3. L'ancien impôt d'opération de bourse français

En France, jusqu'en 2007, tout investisseur résidant sur le territoire national devait s'acquitter d'un impôt sur toute opération de bourse ayant pour objet l'achat ou la vente de valeurs de toute nature qu'elles fussent françaises ou étrangères. Le taux était de 0,3 % pour la première tranche (jusqu'à 153 000 euros) et 0,15 % au-delà de cette tranche. Le montant de l'impôt était plafonné à 610 euros.
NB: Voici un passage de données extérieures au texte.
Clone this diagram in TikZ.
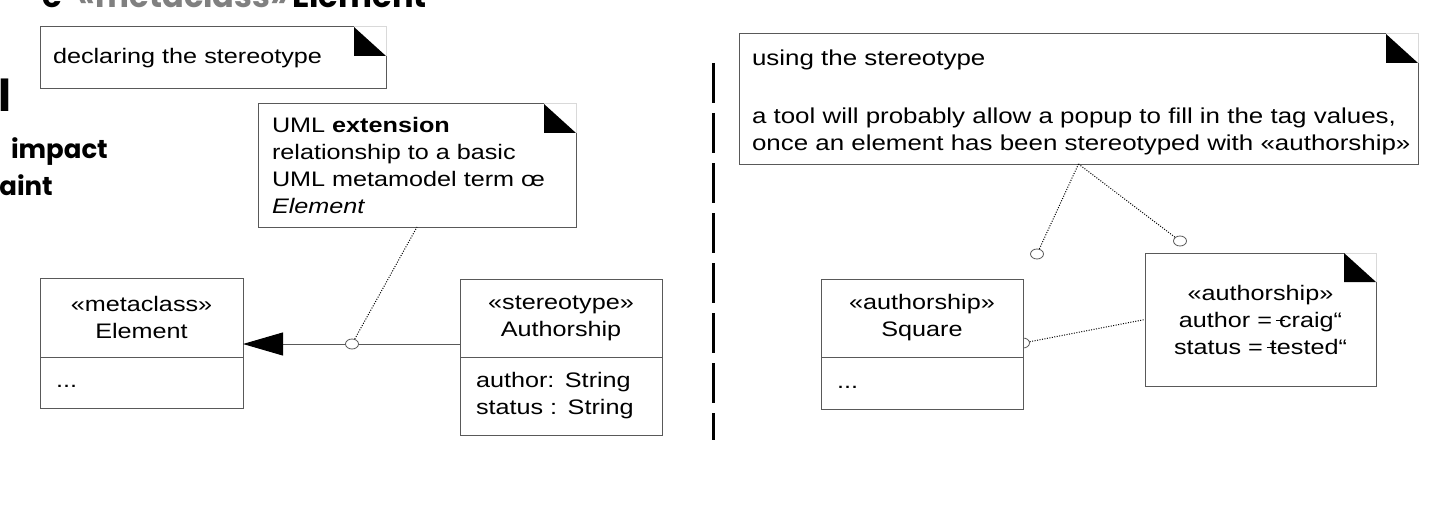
\documentclass[tikz,border=0pt]{standalone}
\usepackage{fontspec}
\setmainfont{Liberation Sans}[FakeStretch=1.2]
\newfontfamily\slidefont{Poppins}
\usetikzlibrary{arrows.meta,shapes.geometric,calc}

\tikzset{
  box/.style={draw=gray!70!black, line width=1pt, fill=white, rectangle, inner sep=0pt, outer sep=0pt},
  note/.style={box, anchor=north west, align=left},
  dot/.style={ellipse, draw=gray!70!black, line width=0.8pt, fill=white, minimum width=13pt, minimum height=10pt, inner sep=0pt},
  link/.style={line width=1pt, dash pattern=on 1pt off 1.5pt},
  slide/.style={inner sep=0pt, anchor=base east, font=\slidefont\bfseries\fontsize{#1}{#1}\selectfont},
}
\newcommand\guil[1]{«#1»}
\newcommand\stk[1]{\rlap{\kern-0.15em\rule[0.27em]{0.45em}{0.07em}}#1}

\begin{document}
\begin{tikzpicture}[x=1pt, y=-1pt, font=\fontsize{21}{27}\selectfont]
  \useasboundingbox (0,0) rectangle (1448,508);
  \clip (0,0) rectangle (1448,508);

  % rest of the slide, cut off
  \node[slide=32] (title) at (427,8) {e\hspace{16pt}{\color{gray}«metaclass»}\hspace{4pt}Element};
  \node[slide=44] (frag1) at (12,112) {l};
  \node[slide=26] (frag2) at (108,158) {impact};
  \node[slide=26] (frag3) at (53,195) {aint};

  % declaring
  \node[note, inner xsep=13pt, text width=320pt, minimum height=62] (decl) at (40,27) {declaring the stereotype};
  \node[note, inner xsep=14pt, text width=290pt, minimum height=123] (ext) at (258,104)
    {UML \textbf{extension}\\relationship to a basic\\UML metamodel term œ\\\textit{Element}};

  \node[box, minimum width=203, minimum height=79, align=center] (elemHead) at (141.5,317.5) {\guil{metaclass}\\Element};
  \node[box, anchor=north, inner xsep=16pt, text width=171pt, minimum height=51, align=left] (elemBody) at (elemHead.south) {\strut...};

  \node[box, minimum width=202, minimum height=78, align=center] (auHead) at (561,318) {\guil{stereotype}\\Authorship};
  \node[box, anchor=north, inner xsep=16pt, text width=170pt, minimum height=78, align=left] (auBody) at (auHead.south) {author: String\\status : String};

  \draw[gray!70!black, line width=1pt, -{Triangle[length=40pt,width=23pt,color=black,fill=black]}]
    ($(auHead.south west)+(0,-13)$) -- ($(elemHead.south east)+(0,-13)$);
  \node[dot] (extDot) at (352,344) {};
  \draw[link] (extDot) -- (ext.south);

  % separator
  \draw[line width=3pt, dash pattern=on 40pt off 10pt] (713,63) -- (713,440);

  % using
  \node[note, inner xsep=13pt, text width=653pt, minimum height=130, font=\fontsize{21.6}{27}\selectfont] (use) at (739,34)
    {\mbox{\rule{0pt}{22pt}using the stereotype}\\[31pt]\mbox{a tool will probably allow a popup to fill in the tag values,}\\\mbox{once an element has been stereotyped with \guil{authorship}}};

  \node[dot] (sqDot) at (1023,343) {};
  \node[box, minimum width=202, minimum height=78, align=center] (sqHead) at (922,318) {\guil{authorship}\\Square};
  \node[box, anchor=north, inner xsep=16pt, text width=170pt, minimum height=52, align=left] (sqBody) at (sqHead.south) {\strut...};

  \node[note, minimum width=231, minimum height=133, align=center] (tag) at (1145,253)
    {\guil{authorship}\\author = \stk{c}raig“\\status = \stk{t}ested“};

  \node[dot] (useDotA) at (1037,254) {};
  \node[dot] (useDotB) at (1180,241) {};
  \draw[link] (use.south) -- (useDotA);
  \draw[link] (use.south) -- (useDotB);
  \draw[link] (sqDot) -- (tag.west);

  % folded corners
  \foreach \n in {decl,ext,use,tag} {
    \fill[white] (\n.north east) -- ++(-32,0) -- ++(32,29) -- cycle;
    \draw[gray!30, line width=1pt] (\n.north east) ++(-32,0) -- (\n.north east) -- ++(0,29);
    \fill (\n.north east) ++(-32,0) -- ++(0,29) -- ++(32,0) -- cycle;
  }
\end{tikzpicture}
\end{document}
Les obligations étaient exonérées de cet impôt. Cependant l'impôt fut supprimé, car il nuisait à l'attractivité de la place de Paris et accentuait les délocalisations d'opérateurs. On l'accusait aussi de créer des distorsions de concurrence et de réduire la liquidité. Son principal défaut était bien de discriminer les seuls résidents français et les prestataires de services d'investissement établis en France et le corollaire de ce défaut était la délocalisation des ordres au profit des places étrangères. Les clients français étaient invités à recourir à des intermédiaires établis hors de France pour réaliser leurs opérations sur Euronext ou sur les marchés étrangers.

Cette taxe rapportait 260 millions d'euros en 2007, soit sans doute moins que la perte de recettes fiscales et sociales générée par la délocalisation des ordres.